A Mind for Language

Nov 14, 2019

Fun with James Tauber's vocabulary tools

James Tauber has written a set of vocabulary tools for the Greek New Testament (GNT).

I wanted to read Acts 10 and thought I'd see what the words occur there that occur less than 10 times in the GNT overall. The code in Listing 1 will get that list and print the word and its total GNT count to a text file.

Listing 1

from collections import Counter
from gnt_data import get_tokens, get_tokens_by_chunk, TokenType, ChunkType
import pprint

BOOK_ABBV = {"GLA": "69", "1JN" : "83", "ACT": "65"}

gnt_lemmas = Counter(get_tokens(TokenType.lemma))

ACT_10_lemmas = Counter(get_tokens(TokenType.lemma, ChunkType.chapter, BOOK_ABBV['ACT']+ "10"))

def getNTFreq(nt, tgt):
    out = {}
    for t in tgt.items():
        lemma = t[0]
        if lemma in nt:
            out[lemma] = nt[lemma]
    return out

ACT_NT_FREQ = getNTFreq(gnt_lemmas, ACT_10_lemmas)
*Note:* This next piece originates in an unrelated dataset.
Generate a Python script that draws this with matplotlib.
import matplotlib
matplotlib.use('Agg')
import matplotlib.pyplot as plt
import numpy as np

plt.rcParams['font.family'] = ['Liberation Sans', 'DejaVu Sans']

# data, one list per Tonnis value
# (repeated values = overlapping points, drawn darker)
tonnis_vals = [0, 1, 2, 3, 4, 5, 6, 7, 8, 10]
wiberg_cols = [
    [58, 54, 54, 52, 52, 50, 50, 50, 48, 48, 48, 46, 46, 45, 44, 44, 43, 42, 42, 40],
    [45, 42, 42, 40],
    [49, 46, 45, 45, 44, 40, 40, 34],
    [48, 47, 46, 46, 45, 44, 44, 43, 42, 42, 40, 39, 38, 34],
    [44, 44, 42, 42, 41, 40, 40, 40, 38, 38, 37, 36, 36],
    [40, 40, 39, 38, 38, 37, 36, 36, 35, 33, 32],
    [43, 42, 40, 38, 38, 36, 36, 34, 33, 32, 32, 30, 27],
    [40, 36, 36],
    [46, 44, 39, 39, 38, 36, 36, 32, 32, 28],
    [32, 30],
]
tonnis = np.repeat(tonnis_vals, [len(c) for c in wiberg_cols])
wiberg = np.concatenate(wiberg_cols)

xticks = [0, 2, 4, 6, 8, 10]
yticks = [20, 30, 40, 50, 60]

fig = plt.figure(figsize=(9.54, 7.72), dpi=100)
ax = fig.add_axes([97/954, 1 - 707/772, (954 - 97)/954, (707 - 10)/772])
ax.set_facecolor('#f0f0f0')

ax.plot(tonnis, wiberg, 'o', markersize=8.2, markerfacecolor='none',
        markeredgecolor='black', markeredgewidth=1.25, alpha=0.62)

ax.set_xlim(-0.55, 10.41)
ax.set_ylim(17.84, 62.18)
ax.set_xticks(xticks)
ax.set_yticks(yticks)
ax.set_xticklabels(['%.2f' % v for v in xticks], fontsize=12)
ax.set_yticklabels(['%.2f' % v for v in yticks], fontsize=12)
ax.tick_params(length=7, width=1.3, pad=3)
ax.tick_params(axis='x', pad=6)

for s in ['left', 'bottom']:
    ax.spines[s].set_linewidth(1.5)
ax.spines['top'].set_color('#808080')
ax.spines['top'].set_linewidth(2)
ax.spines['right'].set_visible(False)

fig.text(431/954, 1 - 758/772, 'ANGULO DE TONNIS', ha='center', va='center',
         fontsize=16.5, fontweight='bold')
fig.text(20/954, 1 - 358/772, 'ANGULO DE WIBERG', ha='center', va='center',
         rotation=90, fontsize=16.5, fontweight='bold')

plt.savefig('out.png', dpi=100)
freq = lambda x: int(x[1]) < 10

TGT = sorted(list(filter(freq,ACT_NT_FREQ.items())), key=lambda x: x[0])



with open("act_10.txt", 'w', encoding="UTF-8") as f:
    for l in TGT:
        print(f"{l[0]}\t\t{l[1]}", file=f)
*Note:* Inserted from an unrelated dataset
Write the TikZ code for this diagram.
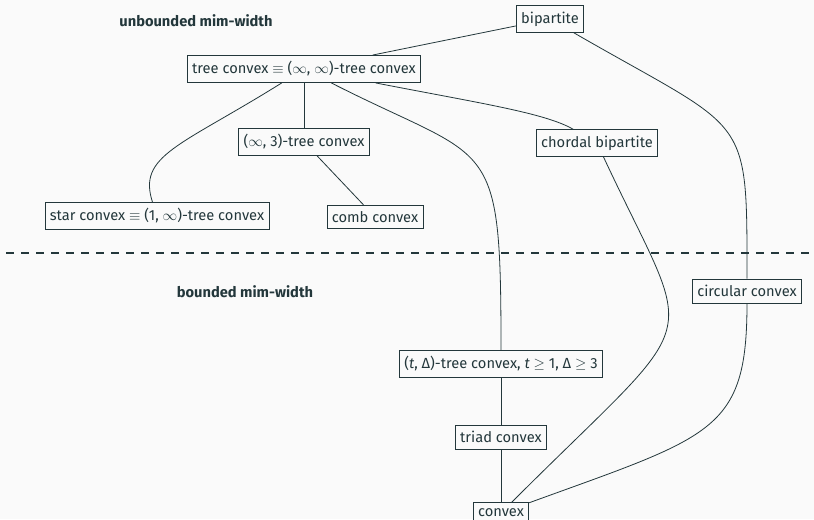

I then wanted the glosses for these words.

I have a list of glosses extracted from the Abbot-Smith NT Greek lexicon (the list is available here). So I wrote some code to read the output from the previous file, grab the glosses, and add them to the file.

Listing 2

import sys


with open('gloss-dict.tab', 'r', encoding="UTF-8") as f:
  for l in f:
    parts = l.strip().split("\t", maxsplit=2)
    if len(parts) > 1:
        GLOSSES[parts[0]] = parts[1]

ARGS = sys.argv[1:]

with open(ARGS[0], 'r', encoding="UTF-8") as f:
    with open(ARGS[1], 'w', encoding="UTF-8") as g:
        for l in f:
            word = l.strip().split("\t", maxsplit=1)
            if word[0] in GLOSSES:
                rest = "\t".join(word[1:])
                print(f"{word[0]}\t{GLOSSES[word[0]]}\t{rest}", file=g)

I printed the resulting file out and I'm off reading. It's nice to a have cheat sheet of less common vocab for the chapter.